Are there physical difficulties to singing and playing the harp at the same time? Like how drummers who sing get backaches?
Initially, there definitely was. It took a lot of practice, ironing out the kinks. Even down to figuring out how to position the part of my body that goes toward the mic, and the part of my body that goes to the harp to play ... Sometimes I have a big harp that weighs a hundred pounds and is almost six feet tall, and sometimes I have a little harp that straps onto me and weighs seven pounds ... It's great because you can walk around with it [on stage], and I can dance and sing and move around.
Do you feel like you need to convince people that the harp can have muscle, that it's not necessarily a delicate instrument?
Yes, but I think a picture is worth a thousand words.
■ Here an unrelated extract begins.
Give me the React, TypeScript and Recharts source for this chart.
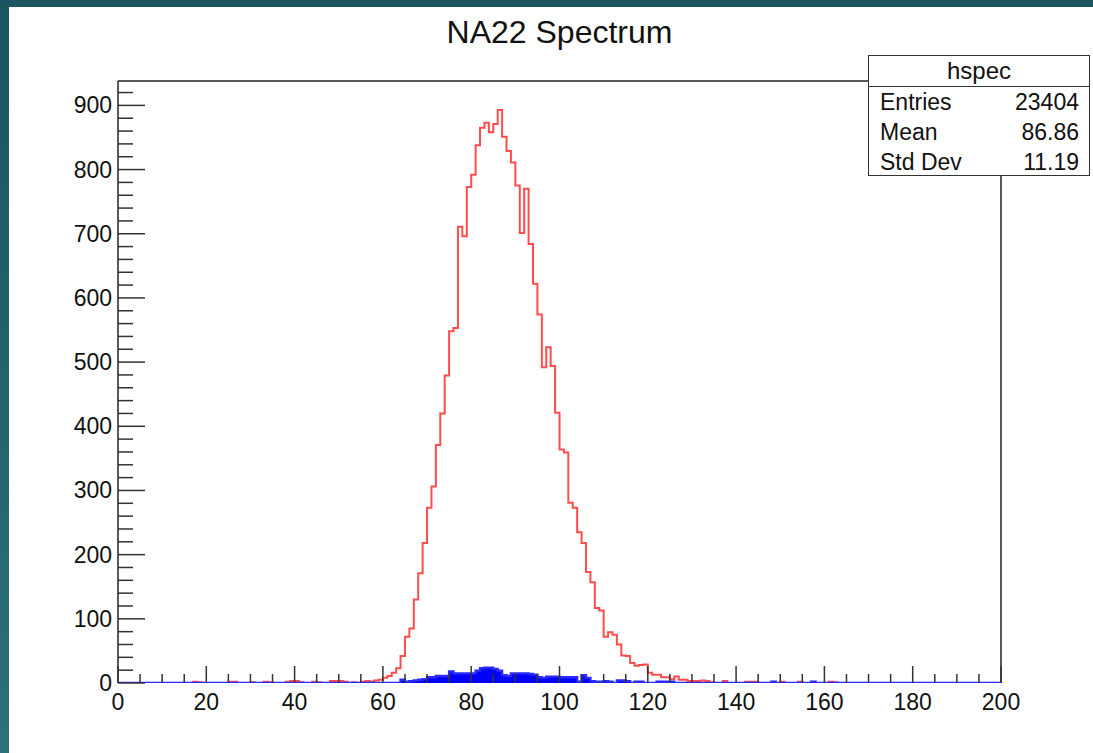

It's hard to get it until you see a performance. Even for myself, there are things I've done in a performance I've never rehearsed, never thought about, but I got so caught up in the moment. When I performed on "The Mo'Nique Show," I had no idea that I threw my leg up on the side of the harp [when I was playing]. I was just feeling the moment. Later, Mo'Nique was like, You kicked your leg up on the harp! I was like, I did? I had totally zoned out. It is a delicate instrument, and it's a beautiful instrument. But it's a sturdy instrument.
You toured recently with Lady Gaga. What was that like?
That was incredible. My brother got an e-mail about auditions for Gaga ... I was like, maybe I should do this. Why not? I went on an audition and was selected to go on this worldwide tour that completely changed my life. To be onstage with one of the greatest entertainers of our time and to learn from her, both on and off the stage, I couldn't have paid for that experience. It was priceless.
Did you work side by side with her, or did she have a director?
She had a music director and a bandleader and a huge band. One of the things I loved about being on that tour was that all of the band members were highlighted [during] the show. We did stadiums, we did arenas from Mexico to Japan. Australia, New Zealand, Paris, Germany. It was priceless, and I'm eternally grateful that I got to live that experience.